Но я не помню, чтобы я когда-нибудь страдала от нищеты, царившей у нас в доме. Там мы принимали это, как нечто должное, как нечто бывшее в порядке вещей. Вот только в школе я страдала невыносимо. Для самолюбивого и впечатлительного ребенка школьная система, какой я ее помню, была унижением или наказанием. Я помню, что все мое существо возмущалось против этого.
Мне было лег шесть, не больше, когда моя мама однажды вернулась домой и увидела такую картину: я собрала на нашей улице с полдюжины ребят, из которых ни один не держался твердо на ногах, рассадив их на полу полукругом, и стала обучать их ритмично размахивать руками. Когда мама спросила меня, что это значит, я серьезным тоном ответила, что это моя школа танцев. Это очень развеселило ее, и она села за рояль и стала играть нам. «Школа» продолжалась и стала до-вольно популярной. Спустя некоторое время маленькие крошки, жившие по соседству, начали заходить к нам, и их родители платили нам, – конечно, мизерные суммы, – за обучение их детей.

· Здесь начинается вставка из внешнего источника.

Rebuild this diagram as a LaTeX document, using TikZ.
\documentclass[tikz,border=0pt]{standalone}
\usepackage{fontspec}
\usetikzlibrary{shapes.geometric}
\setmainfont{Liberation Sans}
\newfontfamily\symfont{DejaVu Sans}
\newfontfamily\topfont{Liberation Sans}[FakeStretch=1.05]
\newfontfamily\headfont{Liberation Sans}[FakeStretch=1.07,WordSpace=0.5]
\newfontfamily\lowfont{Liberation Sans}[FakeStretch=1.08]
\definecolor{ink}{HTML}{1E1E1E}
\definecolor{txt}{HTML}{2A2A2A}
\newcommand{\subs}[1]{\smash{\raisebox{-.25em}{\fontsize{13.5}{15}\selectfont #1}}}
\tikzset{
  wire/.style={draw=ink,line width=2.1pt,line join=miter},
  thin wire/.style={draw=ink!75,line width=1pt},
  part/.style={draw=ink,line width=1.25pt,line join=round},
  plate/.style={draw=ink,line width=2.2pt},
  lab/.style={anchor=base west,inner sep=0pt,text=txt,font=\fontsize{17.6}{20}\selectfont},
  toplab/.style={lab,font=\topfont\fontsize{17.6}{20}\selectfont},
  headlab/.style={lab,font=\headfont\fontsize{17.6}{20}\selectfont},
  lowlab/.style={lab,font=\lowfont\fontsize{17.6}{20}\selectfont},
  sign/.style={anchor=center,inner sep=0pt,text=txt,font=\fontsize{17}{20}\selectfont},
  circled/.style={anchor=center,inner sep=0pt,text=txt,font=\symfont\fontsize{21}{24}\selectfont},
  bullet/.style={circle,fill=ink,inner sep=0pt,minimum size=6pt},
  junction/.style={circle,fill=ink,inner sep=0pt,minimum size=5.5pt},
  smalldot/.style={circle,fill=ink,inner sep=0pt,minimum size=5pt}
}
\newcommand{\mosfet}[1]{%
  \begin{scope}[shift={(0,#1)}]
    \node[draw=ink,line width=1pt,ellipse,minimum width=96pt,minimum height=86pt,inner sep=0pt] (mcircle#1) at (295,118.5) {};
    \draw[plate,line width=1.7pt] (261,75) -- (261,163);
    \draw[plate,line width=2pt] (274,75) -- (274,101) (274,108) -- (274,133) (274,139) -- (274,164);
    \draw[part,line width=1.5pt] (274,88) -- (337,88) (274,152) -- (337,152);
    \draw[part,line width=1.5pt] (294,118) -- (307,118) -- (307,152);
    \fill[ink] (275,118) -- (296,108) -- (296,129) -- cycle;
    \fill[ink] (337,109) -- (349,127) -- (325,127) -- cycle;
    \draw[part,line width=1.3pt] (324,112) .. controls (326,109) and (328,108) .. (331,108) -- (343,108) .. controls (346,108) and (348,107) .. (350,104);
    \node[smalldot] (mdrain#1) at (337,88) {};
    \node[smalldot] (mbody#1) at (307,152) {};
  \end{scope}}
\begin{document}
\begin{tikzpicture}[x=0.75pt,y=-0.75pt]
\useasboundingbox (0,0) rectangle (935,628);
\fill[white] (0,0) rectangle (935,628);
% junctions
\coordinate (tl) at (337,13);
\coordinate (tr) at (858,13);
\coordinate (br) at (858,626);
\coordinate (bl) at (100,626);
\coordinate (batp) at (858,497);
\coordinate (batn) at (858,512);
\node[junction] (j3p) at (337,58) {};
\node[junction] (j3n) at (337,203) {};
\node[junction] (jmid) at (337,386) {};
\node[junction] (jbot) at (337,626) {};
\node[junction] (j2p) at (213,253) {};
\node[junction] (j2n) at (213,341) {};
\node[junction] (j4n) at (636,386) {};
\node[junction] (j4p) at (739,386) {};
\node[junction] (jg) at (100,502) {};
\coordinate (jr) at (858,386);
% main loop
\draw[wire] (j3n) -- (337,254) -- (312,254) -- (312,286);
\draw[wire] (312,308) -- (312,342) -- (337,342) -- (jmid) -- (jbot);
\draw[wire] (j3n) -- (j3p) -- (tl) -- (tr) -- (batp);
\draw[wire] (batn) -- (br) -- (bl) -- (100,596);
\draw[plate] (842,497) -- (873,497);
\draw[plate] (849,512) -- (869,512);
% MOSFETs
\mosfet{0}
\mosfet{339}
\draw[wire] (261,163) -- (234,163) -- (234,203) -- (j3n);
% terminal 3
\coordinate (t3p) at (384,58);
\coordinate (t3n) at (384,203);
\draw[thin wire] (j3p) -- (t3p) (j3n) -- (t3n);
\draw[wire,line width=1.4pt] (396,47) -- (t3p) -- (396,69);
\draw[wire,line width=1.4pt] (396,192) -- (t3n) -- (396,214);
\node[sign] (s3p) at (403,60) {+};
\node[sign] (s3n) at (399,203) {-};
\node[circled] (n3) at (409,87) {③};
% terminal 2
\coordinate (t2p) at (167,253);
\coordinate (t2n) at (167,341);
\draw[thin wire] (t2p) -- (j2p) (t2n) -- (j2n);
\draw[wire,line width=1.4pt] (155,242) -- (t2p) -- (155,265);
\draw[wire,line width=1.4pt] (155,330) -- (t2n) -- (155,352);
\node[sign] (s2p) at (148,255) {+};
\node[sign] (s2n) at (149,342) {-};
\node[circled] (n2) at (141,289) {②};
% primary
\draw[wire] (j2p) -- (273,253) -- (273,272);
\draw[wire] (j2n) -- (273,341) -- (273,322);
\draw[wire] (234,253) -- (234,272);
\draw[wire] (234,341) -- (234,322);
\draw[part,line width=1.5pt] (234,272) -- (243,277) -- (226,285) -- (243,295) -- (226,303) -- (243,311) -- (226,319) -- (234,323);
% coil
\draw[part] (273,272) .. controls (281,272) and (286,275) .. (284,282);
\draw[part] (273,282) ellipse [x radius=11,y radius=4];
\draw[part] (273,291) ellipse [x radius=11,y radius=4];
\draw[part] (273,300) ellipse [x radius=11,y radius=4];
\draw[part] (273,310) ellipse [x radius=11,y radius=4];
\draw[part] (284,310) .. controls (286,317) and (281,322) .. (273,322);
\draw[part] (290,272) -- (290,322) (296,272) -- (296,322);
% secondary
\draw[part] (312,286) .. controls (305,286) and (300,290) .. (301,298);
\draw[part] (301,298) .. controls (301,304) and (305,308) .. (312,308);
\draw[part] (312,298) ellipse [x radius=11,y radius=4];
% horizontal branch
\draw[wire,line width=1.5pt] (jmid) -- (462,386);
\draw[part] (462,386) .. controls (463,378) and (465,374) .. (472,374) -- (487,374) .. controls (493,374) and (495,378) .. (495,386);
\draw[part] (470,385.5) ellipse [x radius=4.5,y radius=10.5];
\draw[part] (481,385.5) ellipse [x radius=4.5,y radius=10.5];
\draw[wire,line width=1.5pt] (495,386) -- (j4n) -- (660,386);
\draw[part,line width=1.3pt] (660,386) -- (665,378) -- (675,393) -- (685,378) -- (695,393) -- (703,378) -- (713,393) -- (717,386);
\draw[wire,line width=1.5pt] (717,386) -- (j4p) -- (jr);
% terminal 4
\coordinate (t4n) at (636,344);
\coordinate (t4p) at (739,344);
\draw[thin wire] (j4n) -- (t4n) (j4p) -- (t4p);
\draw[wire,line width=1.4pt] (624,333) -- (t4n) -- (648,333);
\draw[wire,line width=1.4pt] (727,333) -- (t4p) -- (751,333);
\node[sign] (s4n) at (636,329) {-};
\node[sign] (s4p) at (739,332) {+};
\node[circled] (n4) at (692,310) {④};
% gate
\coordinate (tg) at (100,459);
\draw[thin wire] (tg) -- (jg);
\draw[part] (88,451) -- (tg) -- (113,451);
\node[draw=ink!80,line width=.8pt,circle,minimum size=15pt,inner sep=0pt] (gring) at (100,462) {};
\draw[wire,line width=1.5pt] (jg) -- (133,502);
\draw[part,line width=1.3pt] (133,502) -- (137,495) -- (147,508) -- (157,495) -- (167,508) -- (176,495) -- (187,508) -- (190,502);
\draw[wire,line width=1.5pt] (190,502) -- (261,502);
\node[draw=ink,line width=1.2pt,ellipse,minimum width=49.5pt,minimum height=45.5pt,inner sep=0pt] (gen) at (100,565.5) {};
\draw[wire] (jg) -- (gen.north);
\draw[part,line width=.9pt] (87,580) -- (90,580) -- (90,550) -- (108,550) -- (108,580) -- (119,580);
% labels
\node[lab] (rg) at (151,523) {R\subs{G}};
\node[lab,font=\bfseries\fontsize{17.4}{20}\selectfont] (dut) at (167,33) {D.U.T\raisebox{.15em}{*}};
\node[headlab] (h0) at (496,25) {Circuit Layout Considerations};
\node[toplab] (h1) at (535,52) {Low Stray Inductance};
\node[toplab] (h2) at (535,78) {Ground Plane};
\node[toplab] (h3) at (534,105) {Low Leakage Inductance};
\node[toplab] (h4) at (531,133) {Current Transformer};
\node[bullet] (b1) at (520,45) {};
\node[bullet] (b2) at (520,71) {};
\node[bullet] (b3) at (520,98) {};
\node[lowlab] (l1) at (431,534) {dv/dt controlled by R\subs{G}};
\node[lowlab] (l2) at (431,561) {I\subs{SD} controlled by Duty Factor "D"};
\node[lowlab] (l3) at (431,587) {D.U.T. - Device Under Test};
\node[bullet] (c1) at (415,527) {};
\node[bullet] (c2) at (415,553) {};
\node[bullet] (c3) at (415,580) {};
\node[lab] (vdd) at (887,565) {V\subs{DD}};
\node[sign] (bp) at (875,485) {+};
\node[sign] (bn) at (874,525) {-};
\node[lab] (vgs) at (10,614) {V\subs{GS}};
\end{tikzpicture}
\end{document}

Таково было начало занятий, которые впоследствии приносили мне большие деньги.
Когда мне исполнилось десять лет, у меня было уже столько учениц, что я начала уговаривать мать не заставлять меня ходить в школу, так как это совершенно бесполезная трата времени. Я могла зарабатывать деньги в те часы, которые просиживала в классе, а в то время деньги казались мне чем-то чрезвычайно важным. Я зачесала волосы, как взрослая, собрав их узлом на макушке головы, и стала говорить, что мне шестнадцать лет. Благодаря тому, что я была очень высока для своего возраста, все верили мне. Моя сестра Элизабет, воспитывавшаяся у бабушки, впоследствии стала жить с нами и начала принимать участие в обучении детей танцам. Спрос на нас был так велик, что в скором времени мы уже обучали детей в наиболее зажиточных домах Сан-Франциско.